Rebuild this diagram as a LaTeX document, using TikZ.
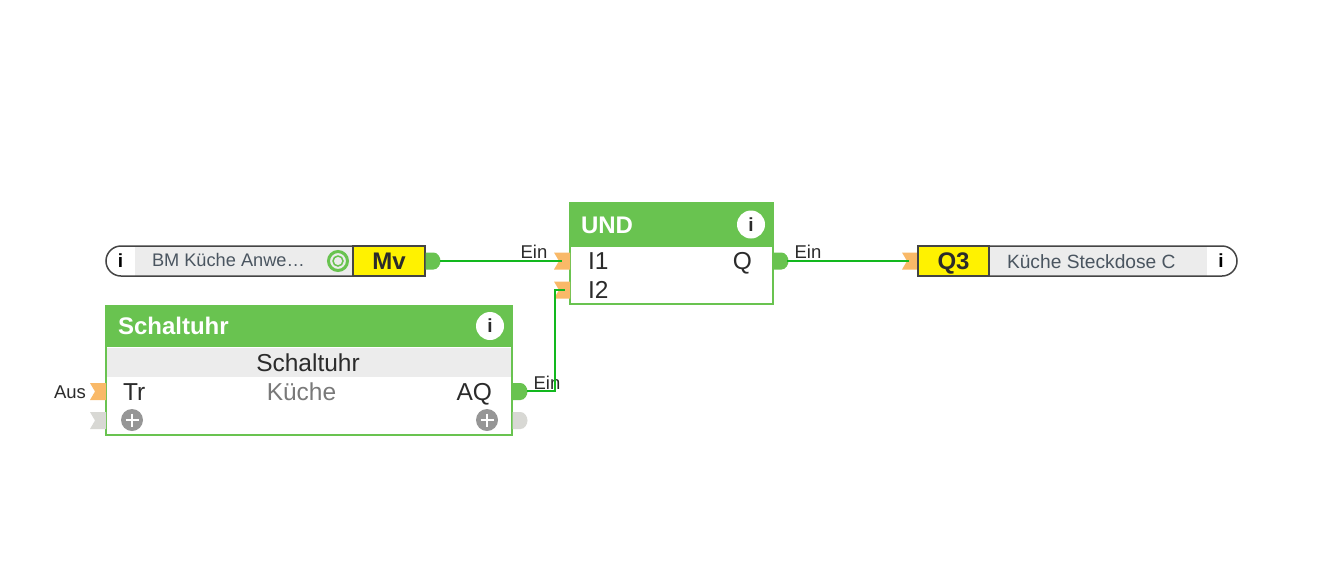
\documentclass[tikz,border=0pt]{standalone}
\usepackage{fontspec}
\setmainfont{Liberation Sans}
\definecolor{lgreen}{HTML}{69C350}
\definecolor{wire}{HTML}{12B81E}
\definecolor{band}{HTML}{ECECEC}
\definecolor{portin}{HTML}{F9B968}
\definecolor{portoff}{HTML}{D8D8D4}
\definecolor{plusg}{HTML}{969696}
\definecolor{edge}{HTML}{444444}
\definecolor{txt}{HTML}{2B2B2B}
\definecolor{labelg}{HTML}{4A5560}
\newcommand{\fs}[1]{\fontsize{#1}{#1}\selectfont}
\tikzset{
  x=1pt,y=-1pt,
  every node/.append style={outer sep=0pt},
  fbox/.style={draw=lgreen,line width=1.5pt,fill=white,inner sep=0pt,anchor=north west},
  head/.style={fill=lgreen,draw=lgreen,line width=1pt,inner sep=0pt,anchor=north west},
  headtxt/.style={text=white,font=\bfseries\fs{24},inner sep=0pt,anchor=west,text height=17pt,text depth=0pt},
  bandbox/.style={fill=band,inner sep=0pt,anchor=north west},
  pintxt/.style={text=txt,font=\fs{24.5},inner sep=0pt,text height=17pt,text depth=0pt},
  wirelab/.style={text=txt,font=\fs{18.5},inner sep=0pt,text height=13pt,text depth=0pt},
  infocirc/.style={circle,fill=white,minimum size=28pt,inner sep=0pt,text=txt,font=\bfseries\fs{19},text height=13pt,text depth=0pt},
  infoplain/.style={inner sep=0pt,text=black,font=\bfseries\fs{19},text height=13pt,text depth=0pt},
  plusbtn/.style={circle,fill=plusg,minimum size=22pt,inner sep=0pt},
  yellowbox/.style={fill=yellow,draw=edge,line width=1.5pt,inner sep=0pt,anchor=north west,text=txt,font=\bfseries\fs{24},text height=17pt,text depth=0pt},
  greybox/.style={fill=band,inner sep=0pt,anchor=north west},
  iotxt/.style={text=labelg,font=\fs{19.2},inner sep=0pt,anchor=west,text height=13.5pt,text depth=0pt},
  pill/.style={draw=edge,line width=1.5pt},
  wireline/.style={draw=wire,line width=2pt},
}
% input flag: #1 colour, #2 right x, #3 centre y
\newcommand{\inflag}[3]{\fill[#1] (#2-16,#3-8.5) -- (#2,#3-8.5) -- (#2,#3+8.5) -- (#2-16,#3+8.5) -- (#2-11,#3) -- cycle;}
% output lobe: #1 colour, #2 left x, #3 centre y
\newcommand{\outlobe}[3]{\fill[#1] (#2,#3-8.5) -- (#2+8,#3-8.5) .. controls (#2+12,#3-8.5) and (#2+15,#3-4) .. (#2+15,#3) .. controls (#2+15,#3+4) and (#2+12,#3+8.5) .. (#2+8,#3+8.5) -- (#2,#3+8.5) -- cycle;}
\begin{document}
\begin{tikzpicture}
\useasboundingbox[fill=white] (0,0) rectangle (1330,582);

% --- input pill
\node[greybox,minimum width=218pt,minimum height=29pt] (bmgrey) at (135,246.5) {};
\draw[pill] (353,246) -- (121,246) arc[start angle=270,end angle=90,radius=15] -- (353,276);
\node[infoplain] (bminfo) at (120.5,261) {i};
\node[iotxt,font=\fs{18.2}] (bmtxt) at (152,260) {BM Küche Anwe…};
\node[circle,draw=lgreen,fill=none,line width=3pt,minimum size=19pt,inner sep=0pt] (bmring) at (338,261) {};
\node[circle,draw=lgreen,fill=none,line width=1.5pt,minimum size=10pt,inner sep=0pt] (bmdot) at (338,261) {};
\node[yellowbox,minimum width=72pt,minimum height=30pt] (mv) at (353,246) {Mv};
\outlobe{lgreen}{425.5}{261}
\coordinate (mvout) at (440,261);

% --- Schaltuhr block
\node[fbox,minimum width=406pt,minimum height=129.5pt] (su) at (106,305.5) {};
\node[head,minimum width=406pt,minimum height=41pt] (suhead) at (106,305.5) {};
\node[headtxt] (sutitle) at (118,325.5) {Schaltuhr};
\node[infocirc] (suinfo) at (490,326) {i};
\node[bandbox,minimum width=404.5pt,minimum height=29pt] (suband) at (106.8,348) {};
\node[pintxt] (suname) at (308,363) {Schaltuhr};
\node[pintxt,anchor=west] (tr) at (123,391.5) {Tr};
\node[pintxt,text=gray!95!black] (kueche) at (301.5,391.5) {Küche};
\node[pintxt,anchor=east] (aq) at (492,391.5) {AQ};
\node[plusbtn] (plusl) at (132,420) {};
\node[plusbtn] (plusr) at (487,420) {};
\draw[white,line width=1.4pt] (125.5,420) -- (138.5,420) (132,413.5) -- (132,426.5) (480.5,420) -- (493.5,420) (487,413.5) -- (487,426.5);
\inflag{portin}{106}{391.5}
\inflag{portoff}{106}{420.5}
\outlobe{lgreen}{512.5}{391.5}
\outlobe{portoff}{512.5}{420.5}
\coordinate (aqout) at (527,391);
\node[wirelab,anchor=east] (aus) at (86,392) {Aus};
\node[wirelab] (ein3) at (547,383) {Ein};

% --- UND block
\node[fbox,minimum width=203pt,minimum height=101pt] (und) at (570,203) {};
\node[head,minimum width=203pt,minimum height=43pt] (undhead) at (570,203) {};
\node[headtxt] (undtitle) at (581,224.5) {UND};
\node[infocirc] (undinfo) at (751,224.5) {i};
\node[pintxt,anchor=west] (i1) at (588,261) {I1};
\node[pintxt,anchor=west] (i2) at (588,290) {I2};
\node[pintxt,anchor=east] (q) at (752,261) {Q};
\inflag{portin}{570}{261}
\inflag{portin}{570}{290}
\outlobe{lgreen}{773.5}{261}
\coordinate (i1in) at (562,261);
\coordinate (i2in) at (565,290);
\coordinate (qout) at (787,261);
\node[wirelab] (ein1) at (534,252) {Ein};
\node[wirelab] (ein2) at (808,252) {Ein};

% --- output pill
\inflag{portin}{918}{261}
\coordinate (q3in) at (909,261);
\node[greybox,minimum width=218pt,minimum height=29pt] (q3grey) at (989,246.5) {};
\draw[pill] (989,246) -- (1222,246) arc[start angle=270,end angle=450,radius=15] -- (989,276);
\node[yellowbox,minimum width=71pt,minimum height=30pt] (q3) at (918,246) {Q3};
\node[iotxt] (q3txt) at (1007,261.5) {Küche Steckdose C};
\node[infoplain] (q3info) at (1221,261) {i};

% --- connectors
\draw[wireline] (mvout) -- (i1in);
\draw[wireline] (qout) -- (q3in);
\draw[wireline] (aqout) -- (555,391) |- (i2in);
\end{tikzpicture}
\end{document}
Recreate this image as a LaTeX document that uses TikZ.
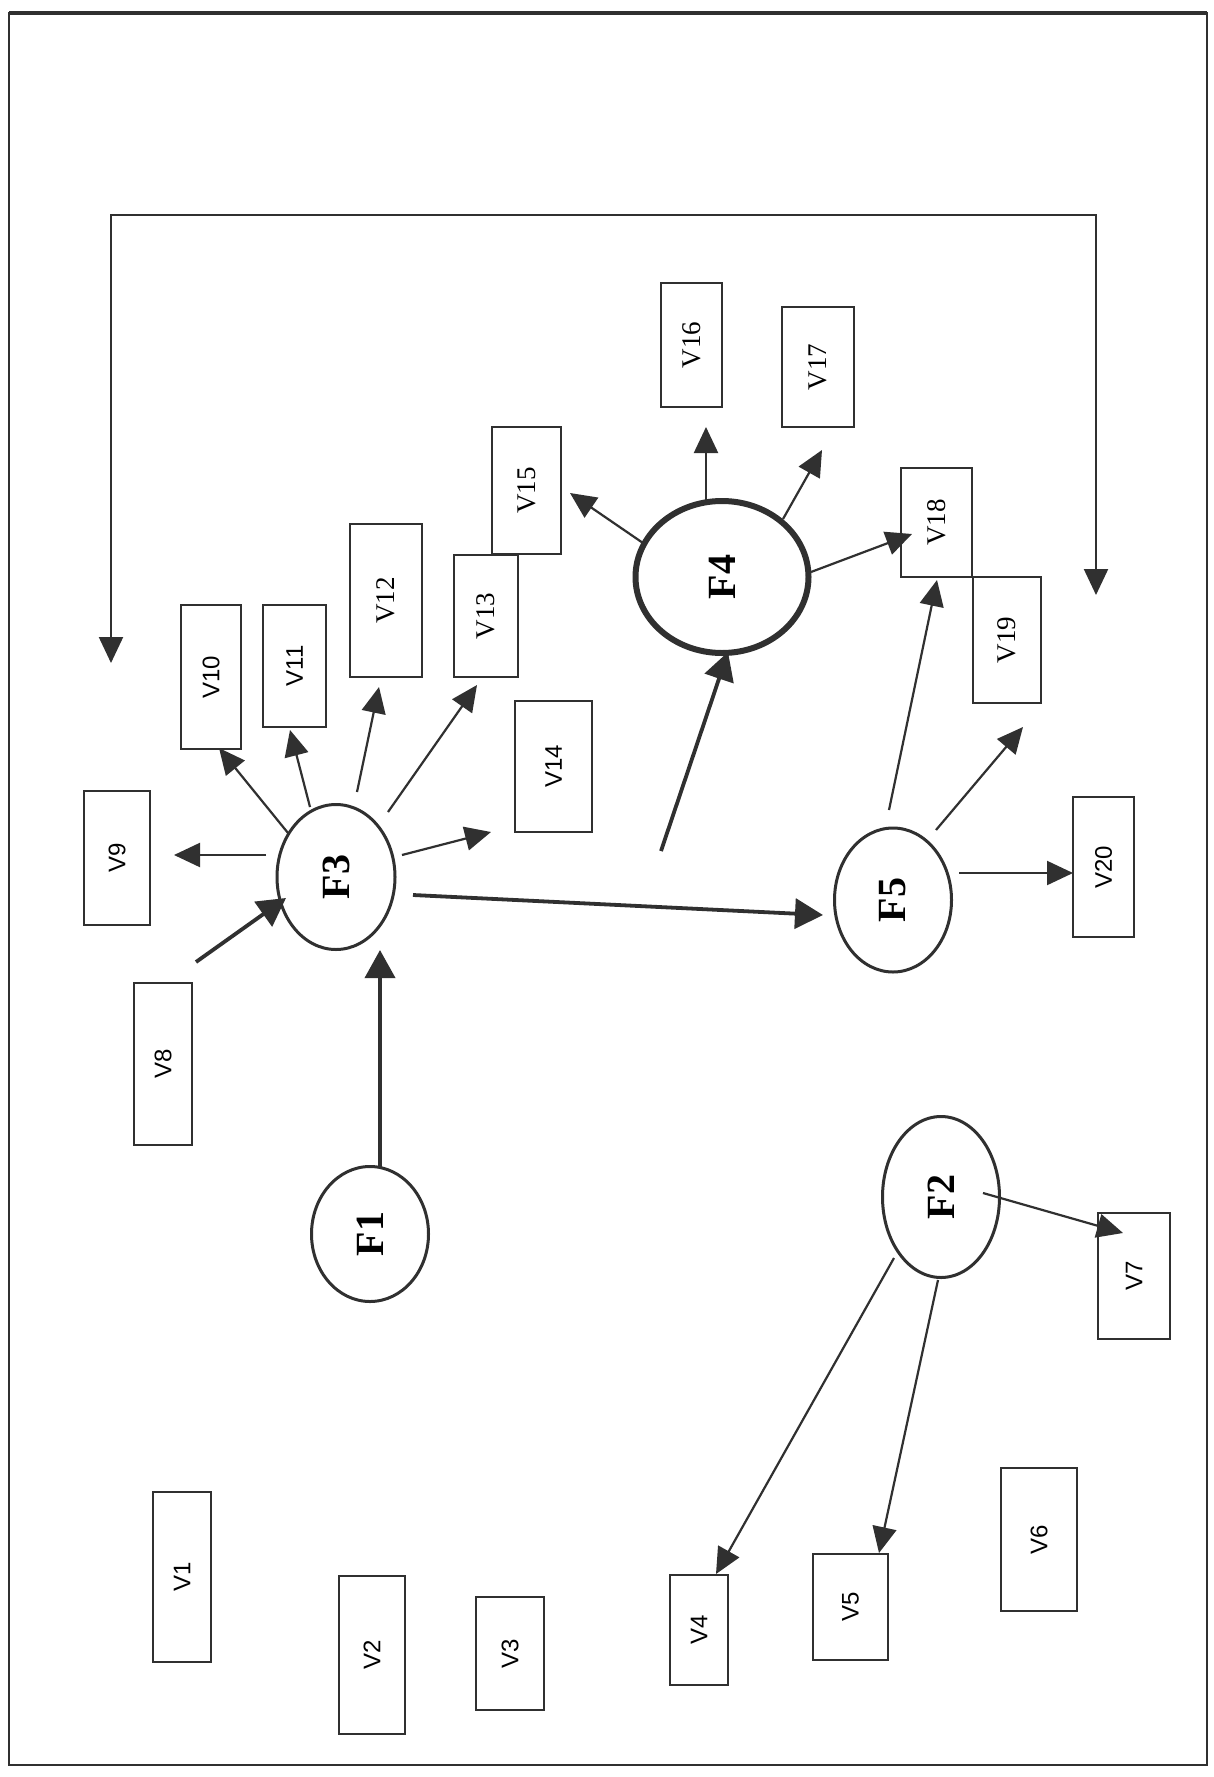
\documentclass[tikz,border=0pt]{standalone}
\usepackage{fontspec}
\setmainfont{Liberation Serif}
\setsansfont{Liberation Sans}
\usetikzlibrary{arrows.meta,calc,shapes.geometric}
\definecolor{ink}{HTML}{303030}
\begin{document}
\begin{tikzpicture}[x=1pt,y=-1pt,
  vbox/.style={draw=ink, line width=2.3pt, inner sep=0pt},
  serifv/.style={vbox, font=\fontsize{27}{30}\selectfont},
  sansv/.style={vbox, font=\sffamily\fontsize{24}{28}\selectfont},
  fac/.style={ellipse, draw=ink, line width=3pt, inner sep=0pt, font=\bfseries\fontsize{40}{44}\selectfont},
  thinarr/.style={draw=ink, line width=2.2pt, -{Triangle[length=26pt,width=24pt]}},
  thickarr/.style={draw=ink, line width=3.8pt, -{Triangle[length=28pt,width=30pt]}},
  botharr/.style={draw=ink, line width=2.2pt, {Triangle[length=26pt,width=24pt]}-{Triangle[length=26pt,width=24pt]}}
]
\useasboundingbox (0,0) rectangle (1214,1777);
\fill[white] (0,0) rectangle (1214,1777);
\draw[ink, line width=2.5pt] (9,1765) -- (9,13) -- (1207,13) -- (1207,1765) -- cycle;
\draw[ink, line width=4pt] (9,13) -- (1207,13);

% variable boxes
\node[sansv, minimum width=58pt, minimum height=170pt] (V1) at (182,1577) {\rotatebox{90}{V1}};
\node[sansv, minimum width=66pt, minimum height=158pt] (V2) at (372,1655) {\rotatebox{90}{V2}};
\node[sansv, minimum width=68pt, minimum height=113pt] (V3) at (510,1653.5) {\rotatebox{90}{V3}};
\node[sansv, minimum width=58pt, minimum height=110pt] (V4) at (699,1630) {\rotatebox{90}{V4}};
\node[sansv, minimum width=75pt, minimum height=106pt] (V5) at (850.5,1607) {\rotatebox{90}{V5}};
\node[sansv, minimum width=76pt, minimum height=143pt] (V6) at (1039,1539.5) {\rotatebox{90}{V6}};
\node[sansv, minimum width=72pt, minimum height=126pt] (V7) at (1134,1276) {\rotatebox{90}{V7}};
\node[sansv, minimum width=58pt, minimum height=162pt] (V8) at (163,1064) {\rotatebox{90}{V8}};
\node[sansv, minimum width=66pt, minimum height=134pt] (V9) at (117,858) {\rotatebox{90}{V9}};
\node[sansv, minimum width=60pt, minimum height=144pt] (V10) at (211,677) {\rotatebox{90}{V10}};
\node[sansv, minimum width=63pt, minimum height=122pt] (V11) at (294.5,666) {\rotatebox{90}{V11}};
\node[serifv, minimum width=72pt, minimum height=153pt] (V12) at (386,600.5) {\rotatebox{90}{V12}};
\node[serifv, minimum width=64pt, minimum height=122pt] (V13) at (486,616) {\rotatebox{90}{V13}};
\node[sansv, minimum width=77pt, minimum height=131pt] (V14) at (553.5,766.5) {\rotatebox{90}{V14}};
\node[serifv, minimum width=69pt, minimum height=127pt] (V15) at (526.5,490.5) {\rotatebox{90}{V15}};
\node[serifv, minimum width=61pt, minimum height=124pt] (V16) at (691.5,345) {\rotatebox{90}{V16}};
\node[serifv, minimum width=72pt, minimum height=120pt] (V17) at (818,367) {\rotatebox{90}{V17}};
\node[serifv, minimum width=71pt, minimum height=109pt] (V18) at (936.5,522.5) {\rotatebox{90}{V18}};
\node[serifv, minimum width=68pt, minimum height=126pt] (V19) at (1007,640) {\rotatebox{90}{V19}};
\node[sansv, minimum width=61pt, minimum height=140pt] (V20) at (1103.5,867) {\rotatebox{90}{V20}};

% factors
\node[fac, minimum width=117pt, minimum height=135pt] (F1) at (370,1234) {\rotatebox{90}{F1}};
\node[fac, minimum width=117pt, minimum height=161pt] (F2) at (941,1197) {\rotatebox{90}{F2}};
\node[fac, minimum width=118pt, minimum height=145pt] (F3) at (336,877) {\rotatebox{90}{F3}};
\node[fac, line width=6pt, minimum width=173pt, minimum height=152pt] (F4) at (722,577) {\rotatebox{90}{F4}};
\node[fac, minimum width=117pt, minimum height=144pt] (F5) at (893,900) {\rotatebox{90}{F5}};

% free ends
\coordinate (f4src) at (661,851);
\coordinate (fbL) at (111,663);
\coordinate (cl) at (111,215);
\coordinate (cr) at (1096,215);
\coordinate (fbR) at (1096,595);

% top feedback connector
\draw[botharr] (fbL) -- (cl) -- (cr) -- (fbR);

% thick arrows
\draw[thickarr] ($(F1)+(10,-66)$) -- ($(F3)+(44,73)$);
\draw[thickarr] ($(V8)+(33,-102)$) -- ($(F3)+(-50,21)$);
\draw[thickarr] ($(F3)+(77,18)$) -- ($(F5)+(-70,15)$);
\draw[thickarr] (f4src) -- ($(F4)+(6,75)$);

% F3 outputs
\draw[thinarr] ($(F3)+(-70,-22)$) -- ($(V9)+(57,-3)$);
\draw[thinarr] ($(F3)+(-48,-44)$) -- ($(V10)+(8,71)$);
\draw[thinarr] ($(F3)+(-26,-70)$) -- ($(V11)+(-4.5,64)$);
\draw[thinarr] ($(F3)+(21,-85)$) -- ($(V12)+(-7,86.5)$);
\draw[thinarr] ($(F3)+(52,-65)$) -- ($(V13)+(-9,69)$);
\draw[thinarr] ($(F3)+(66,-22)$) -- ($(V14)+(-62.5,65.5)$);

% F4 outputs
\draw[thinarr] ($(F4)+(-79,-34)$) -- ($(V15)+(43.5,2.5)$);
\draw[thinarr] ($(F4)+(-16,-77)$) -- ($(V16)+(14.5,82)$);
\draw[thinarr] ($(F4)+(61,-58)$) -- ($(V17)+(4,83)$);
\draw[thinarr] ($(F4)+(89,-5)$) -- ($(V18)+(-24.5,11.5)$);

% F5 outputs
\draw[thinarr] ($(F5)+(-4,-90)$) -- ($(V18)+(0.5,57.5)$);
\draw[thinarr] ($(F5)+(43,-70)$) -- ($(V19)+(16,87)$);
\draw[thinarr] ($(F5)+(66,-27)$) -- ($(V20)+(-30.5,6)$);

% F2 outputs
\draw[thinarr] ($(F2)+(42,-4)$) -- ($(V7)+(-11,-43)$);
\draw[thinarr] ($(F2)+(-47,61)$) -- ($(V4)+(17,-56)$);
\draw[thinarr] ($(F2)+(-3,83)$) -- ($(V5)+(28.5,-54)$);
\end{tikzpicture}
\end{document}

□ □ □ □ □ □ □

__SET EXERCISE__:
Leave the pictures aside and restate exactly the lines from the one containing "Recreate this image" to the one containing "(9,13) -- (1207,13);", those two lines included.

__RESPONSE__:
Recreate this image as a LaTeX document that uses TikZ.
\documentclass[tikz,border=0pt]{standalone}
\usepackage{fontspec}
\setmainfont{Liberation Serif}
\setsansfont{Liberation Sans}
\usetikzlibrary{arrows.meta,calc,shapes.geometric}
\definecolor{ink}{HTML}{303030}
\begin{document}
\begin{tikzpicture}[x=1pt,y=-1pt,
  vbox/.style={draw=ink, line width=2.3pt, inner sep=0pt},
  serifv/.style={vbox, font=\fontsize{27}{30}\selectfont},
  sansv/.style={vbox, font=\sffamily\fontsize{24}{28}\selectfont},
  fac/.style={ellipse, draw=ink, line width=3pt, inner sep=0pt, font=\bfseries\fontsize{40}{44}\selectfont},
  thinarr/.style={draw=ink, line width=2.2pt, -{Triangle[length=26pt,width=24pt]}},
  thickarr/.style={draw=ink, line width=3.8pt, -{Triangle[length=28pt,width=30pt]}},
  botharr/.style={draw=ink, line width=2.2pt, {Triangle[length=26pt,width=24pt]}-{Triangle[length=26pt,width=24pt]}}
]
\useasboundingbox (0,0) rectangle (1214,1777);
\fill[white] (0,0) rectangle (1214,1777);
\draw[ink, line width=2.5pt] (9,1765) -- (9,13) -- (1207,13) -- (1207,1765) -- cycle;
\draw[ink, line width=4pt] (9,13) -- (1207,13);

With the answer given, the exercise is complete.